The sad translation in the Jewish Publication Society is: “11. …Let the earth sprout vegetation (King James and Alter: grass) seed bearing plants, fruit trees of every kind on earth that bear fruit with the seed in it” And it was so. 12. The earth brought forth vegetation: seed bearing plants of ever kind, and trees of every kind bearing fruit with the seed in it. And God saw that it was good.”

In contrast to the English translators, Buber and Rosenzweig were sensitive to the Hebrew word repetition, in particular the inflection of nouns and verbs, which they translated faithfully into German: 11Sprießen lasse die Erde Gesproß, Kraut, das Samen samt, Fruchtbaum, der nach seiner Art Frucht macht darin sein Same ist, auf der Erde! Es ward so. 12 Die Erde trieb Gesproß, Kraut, das nach seiner Art Samen samt, Baum, der nach seiner Art Frucht macht darin sein Same ist. Gott sah, daß es gut ist.

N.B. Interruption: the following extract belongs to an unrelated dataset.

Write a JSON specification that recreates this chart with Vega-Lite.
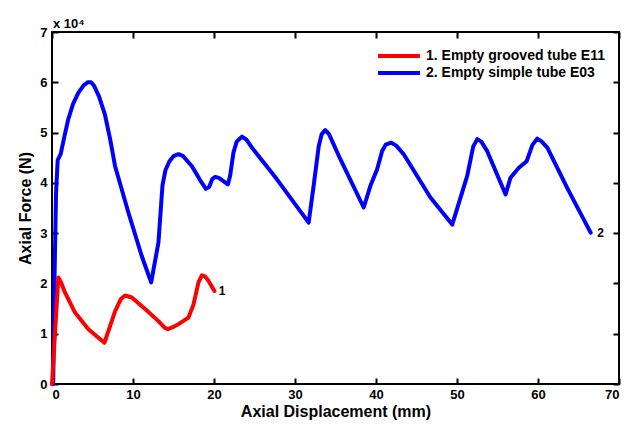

On a side note, Rashi’s interpretation of the verse is extraordinarily beautiful. The King James translates deshe as grass, whereas the Jewish exegete from France, himself sensitive to beauty, identifies deshe not as a grass, but as a more diffuse ground covering with herbage. His interpretation of God’s animating word in v.11 is “Let it [the earth] be filled and covered with a garment of different grasses.” Both words by him are in the reflexive and intensive hitpael form.